■ **Set task**:
Starting at the top of the listing, extract every line up to and including the one with "x_pos = [0, 1, 2, 3]". Pictures stay out of the copy.
-- START Given data --
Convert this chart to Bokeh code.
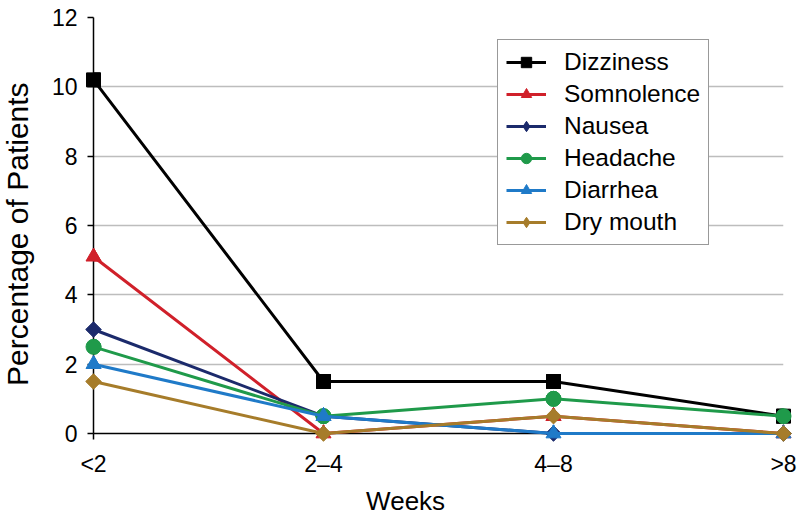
import numpy as np
from bokeh.plotting import figure
from bokeh.models import Legend, LegendItem, FixedTicker
from bokeh.core.properties import value
from bokeh.embed import file_html
from bokeh.resources import INLINE

weeks = ["<2", "2\u20134", "4\u20138", ">8"]
x_pos = [0, 1, 2, 3]

dizziness = [10.2, 1.5, 1.5, 0.5]
somnolence = [5.1, 0.0, 0.5, 0.0]
nausea = [3.0, 0.5, 0.0, 0.0]
headache = [2.5, 0.5, 1.0, 0.5]
diarrhea = [2.0, 0.5, 0.0, 0.0]
dry_mouth = [1.5, 0.0, 0.5, 0.0]

y_ticks = [0, 2, 4, 6, 8, 10, 12]

x_title = "Weeks"
y_title = "Percentage of Patients"

# name, values, colour, plot marker, angle, size, legend marker, legend size
series = [
    ("Dizziness", dizziness, "#000000", "square", 0.0, 14, "square", 14),
    ("Somnolence", somnolence, "#D0202A", "triangle", 0.0, 15, "triangle", 15),
    ("Nausea", nausea, "#1B2A6B", "square", np.pi / 4, 11, "diamond", 13),
    ("Headache", headache, "#1F9A4A", "circle", 0.0, 15, "circle", 15),
    ("Diarrhea", diarrhea, "#1F7AC8", "triangle", 0.0, 15, "triangle", 15),
    ("Dry mouth", dry_mouth, "#A67C2A", "square", np.pi / 4, 11, "diamond", 13),
]

FONT = "Liberation Sans"

p = figure(width=800, height=519, output_backend="svg", toolbar_location=None,
           x_range=(0, 3), y_range=(0, 12),
           min_border_left=93, min_border_right=17, min_border_top=17, min_border_bottom=86)
p.outline_line_color = None
p.background_fill_color = "white"

p.xgrid.visible = False
p.ygrid.grid_line_color = "#BDBDBD"
p.ygrid.grid_line_width = 1.5
p.ygrid.ticker = FixedTicker(ticks=y_ticks)

p.xaxis.ticker = FixedTicker(ticks=x_pos)
p.xaxis.major_label_overrides = {x: w for x, w in zip(x_pos, weeks)}
p.yaxis.ticker = FixedTicker(ticks=y_ticks)

for ax in (p.xaxis[0], p.yaxis[0]):
    ax.axis_line_color = "black"
    ax.axis_line_width = 1.5
    ax.major_tick_line_color = "black"
    ax.major_tick_line_width = 1.5
    ax.major_tick_out = 6
    ax.major_tick_in = 0
    ax.minor_tick_line_color = None
    ax.major_label_text_font = FONT
    ax.major_label_text_font_size = "23px"
    ax.major_label_text_color = "black"

p.xaxis.major_label_standoff = 11
p.yaxis.major_label_standoff = 10

# axis titles as unclipped text, placed slightly off-centre like the reference
p.text(x=[1.357], y=[0], text=[x_title], y_offset=67,
       text_font=value(FONT), text_font_size="26px", text_color="black",
       text_align="center", text_baseline="middle", level="overlay")
p.text(x=[0], y=[5.75], text=[y_title], x_offset=-76, angle=np.pi / 2,
       text_font=value(FONT), text_font_size="30px", text_color="black",
       text_align="center", text_baseline="middle", level="overlay")

items = []
for name, vals, color, marker, angle, size, lmarker, lsize in series:
    # legend-shaped marker, drawn underneath and covered by the plotted marker
    lg = p.scatter(x_pos, vals, marker=lmarker, size=lsize,
                   fill_color=color, line_color=color)
    ln = p.line(x_pos, vals, line_color=color, line_width=3, level="overlay")
    p.scatter(x_pos, vals, marker=marker, angle=angle, size=size,
              fill_color=color, line_color=color, level="overlay")
    items.append(LegendItem(label=name, renderers=[ln, lg]))

legend = Legend(items=items, location=(404, 188))
legend.label_text_font = FONT
legend.label_text_font_size = "24.5px"
legend.label_text_color = "black"
legend.glyph_width = 40
legend.glyph_height = 26
legend.label_height = 26
legend.spacing = 4
legend.padding = 8
legend.margin = 0
legend.label_standoff = 18
legend.border_line_color = "#333333"
legend.border_line_width = 1.5
legend.background_fill_color = "white"
legend.background_fill_alpha = 1.0
p.add_layout(legend, "center")

open("out.html", "w").write(file_html(p, INLINE))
-- END Given data --
■ **Exercise output**:
Convert this chart to Bokeh code.
import numpy as np
from bokeh.plotting import figure
from bokeh.models import Legend, LegendItem, FixedTicker
from bokeh.core.properties import value
from bokeh.embed import file_html
from bokeh.resources import INLINE

weeks = ["<2", "2\u20134", "4\u20138", ">8"]
x_pos = [0, 1, 2, 3]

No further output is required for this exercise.